伊東:ふたりが納得できる曲調だったんです。それともうひとつ、僕はこの曲に運命を感じたというか、音楽家として、誰かを応援したいという欲求を僕らも持っているんですけど、ちょっと前にふたりで、"そういう曲を作るなら、サビの頭に来るワードって超重要だよね。どんな言葉だったらサビの1行目に来たときに伝わるんだろう?"っていう話をしていたところだったんですよ。例えば、"頑張れ"とか"負けないで"って、そういう意味でS級ワードだと思うんですけど、悔しいことにすでに使われているから、"まだ使われてないS級ワードはないだろうか"って2ヶ月ぐらい考えているとき、見つけた言葉が"さいごまで"だったんです。そうしたらたまたま今回の応援ソングのお話をいただいて、まさにこれだろうって。

宮田:そこに、このメロディががっつりハマッて。

伊東:だから、嬉しかったですよね。

-じっくりと歌い上げるからこそ、"頑張れ"ってただ鼓舞するだけじゃない、この曲のメッセージは届くんじゃないかって思うんですよ。

伊東:そう言ってもらえると嬉しいです。

-"さいごまで さいごまで 走り抜けてやれ"というフレーズがすごくいいと思いました。

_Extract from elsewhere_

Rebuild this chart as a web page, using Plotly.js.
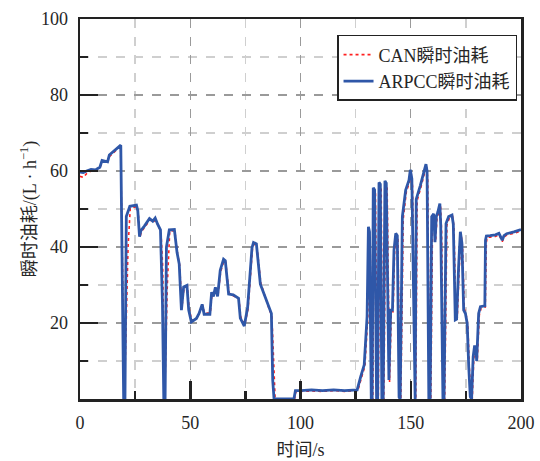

受験だから合格/不合格という結果は出るじゃないですか。でもこのフレーズは、結果はどうあれ、最後まで走り抜ける行為が尊いと言っているような気がしました。

伊東:そこまで伝わってたら僕はもう感無量です(笑)。僕も中学受験の経験があるし、塾講師として教えたこともあるから、結果も大切と言えば大切なんですけど、大人になってから考えると、実は受験の結果って生きていくうえでは、そこまで重要じゃないんだなと思うんですよ。どっちにせよ、なんですよね。受からなかったとしてもその先が大事だし、受かったとしても結局、その先が大事だし。最後に死ぬまで、どういうふうに生きていくのかを考えながら生きていかないと幸せにはなれないんじゃないかなって思うから、とりあえず合格というゴールはあるんだけど、走り抜けてほしいんですよね。だから、ゴールの先まで一緒に頑張ろうぜって伝えたいんです。ミュージシャンという学歴があまり関係ない立場にいるからこそ、どんな結果であれ、油断しちゃいけないし、腐っちゃいけないし、結局は自分次第なんだということを伝えてあげたいんです。

宮田:人生はスタートとゴールの連続で、ゴールテープがスタートラインみたいなところがあるじゃないですか。僕らも音楽活動しながら、例えば日本武道館でライヴすることだったり、"紅白歌合戦"に出ることだったりっていう夢がたくさんあって、そういうゴールに向かって全力で走っているわけですけど、そこに辿り着いたからって、それが最終的なゴールってわけではない。さらに走り続けて、その先で何ができるかが重要であって、もちろん受験結果も大事なゴールだと思うんですけど、その先まで見据えて頑張ってほしいってところも伝わったら嬉しいという気持ちはありますよね。